Random Access in Grammar-Compressed Strings: Optimal Trade-Offs in Almost All Parameter Regimes

A Random Access query to a string $T\in [0..σ)^n$ asks for the character $T[i]$ at a given position $i\in [0..n)$. In $O(n\logσ)$ bits of space, this fundamental task admits constant-time queries. While this is optimal in the worst case, much research has focused on compressible strings, hoping for smaller data structures that still admit efficient queries. We investigate the grammar-compressed setting, where $T$ is represented by a straight-line grammar. Our main result is a general trade-off that optimizes Random Access time as a function of string length $n$, grammar size (the total length of productions) $g$, alphabet size $σ$, data structure size $M$, and word size $w=Ω(\log n)$ of the word RAM model. For any $M$ with $g\log n<Mw<n\logσ$, we show an $O(M)$-size data structure with query time $O(\frac{\log(n\logσ\,/\,Mw)}{\log(Mw\,/\,g\log n)})$. Remarkably, we also prove a matching unconditional lower bound that holds for all parameter regimes except very small grammars and relatively small data structures.
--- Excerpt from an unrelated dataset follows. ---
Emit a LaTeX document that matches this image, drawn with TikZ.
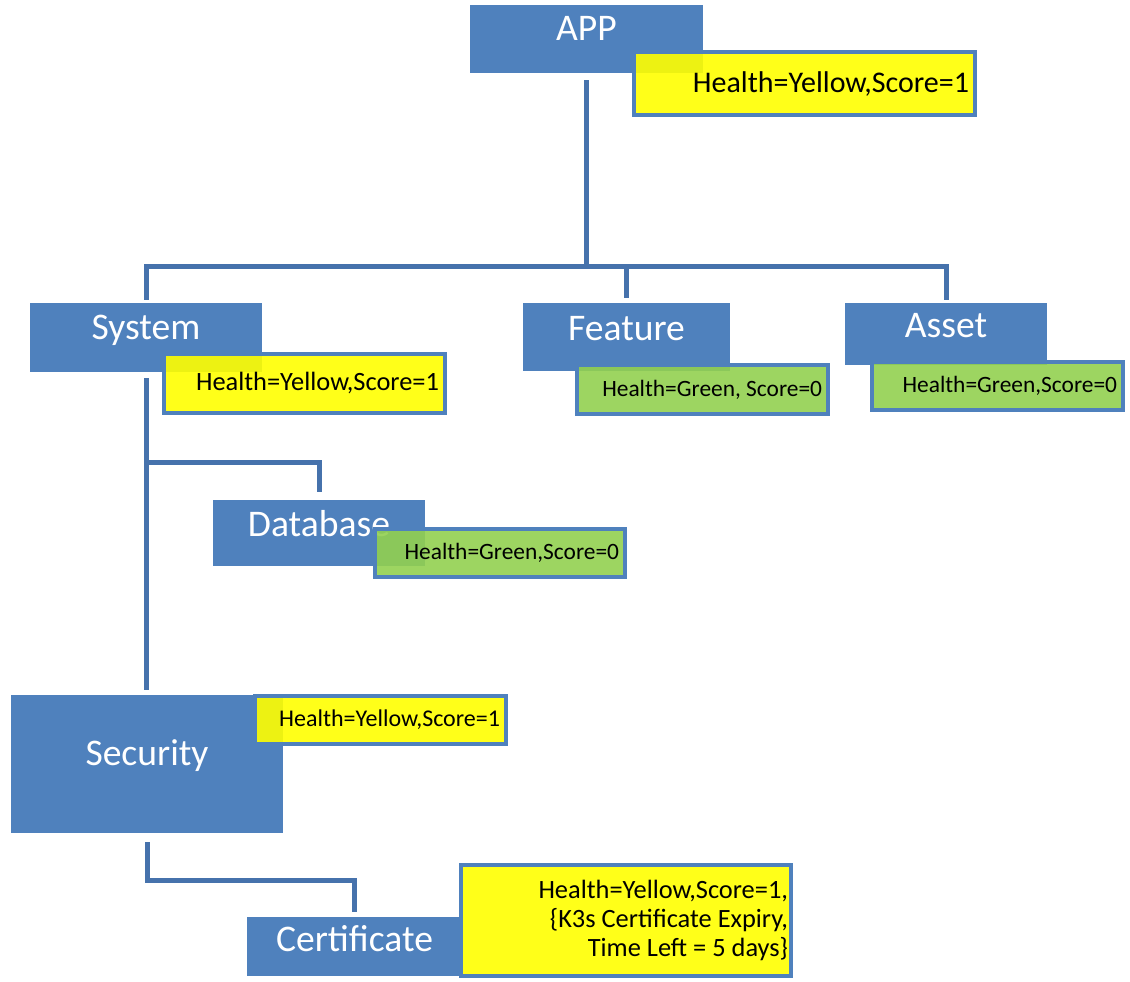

Previous work focused on query time as a function of $n$ only, achieving $O(\log n)$ time using $O(g)$ space [Bille et al.; SIAM J. Comput. 2015] and $O(\frac{\log n}{\log \log n})$ time using $O(g\log^ε n)$ space for any constant $ε> 0$ [Belazzougui et al.; ESA'15], [Ganardi, Jeż, Lohrey; J. ACM 2021]. The only tight lower bound [Verbin and Yu; CPM'13] was $Ω(\frac{\log n}{\log\log n})$ for $w=Θ(\log n)$, $n^{Ω(1)}\le g\le n^{1-Ω(1)}$, and $M=g\log^{Θ(1)}n$. In contrast, our result yields tight bounds in all relevant parameters and almost all regimes. Our data structure admits efficient deterministic construction. It relies on novel grammar transformations that generalize contracting grammars [Ganardi; ESA'21]. Beyond Random Access, its variants support substring extraction, rank, and select.

翻译：对字符串 $T\in[0..σ)^n$ 的随机访问查询要求返回给定位置 $i\in[0..n)$ 上的字符 $T[i]$。在 $O(n\logσ)$ 比特空间下，这一基本任务可实现常数时间查询。尽管这在最坏情况下是最优的，但大量研究聚焦于可压缩字符串，期望获得更小的数据结构并仍能支持高效查询。我们研究文法压缩设置，其中 $T$ 由直线文法表示。我们的主要结果是建立了一个通用权衡，将随机访问时间作为字符串长度 $n$、文法规模（产生式总长度）$g$、字母表大小 $σ$、数据结构大小 $M$ 以及字 RAM 模型的字长 $w=\Omega(\log n)$ 的函数进行优化。对于任意满足 $g\log n<Mw<n\logσ$ 的 $M$，我们给出一个 $O(M)$ 大小的数据结构，其查询时间为 $O(\frac{\log(n\logσ\,/\,Mw)}{\log(Mw\,/\,g\log n)})$。值得注意的是，我们还证明了一个匹配的无条件下界，该下界适用于所有参数区间，仅排除非常小的文法与相对较小的数据结构。先前的研究仅将查询时间作为 $n$ 的函数，使用 $O(g)$ 空间实现 $O(\log n)$ 时间 [Bille 等; SIAM J. Comput. 2015]，以及使用 $O(g\log^ε n)$ 空间（对任意常数 $ε>0$）实现 $O(\frac{\log n}{\log \log n})$ 时间 [Belazzougui 等; ESA'15]，[Ganardi, Jeż, Lohrey; J. ACM 2021]。唯一严格的下界 [Verbin 和 Yu; CPM'13] 仅适用于 $w=\Theta(\log n)$、$n^{\Omega(1)}\le g\le n^{1-\Omega(1)}$ 及 $M=g\log^{\Theta(1)}n$ 的情况，下界为 $\Omega(\frac{\log n}{\log\log n})$。相比之下，我们的结果在所有相关参数及几乎所有区间内均给出了紧界。我们的数据结构支持高效的确定性构造，其核心依赖于推广收缩文法 [Ganardi; ESA'21] 的新型文法变换。除随机访问外，其变体还支持子串提取、rank 和 select 操作。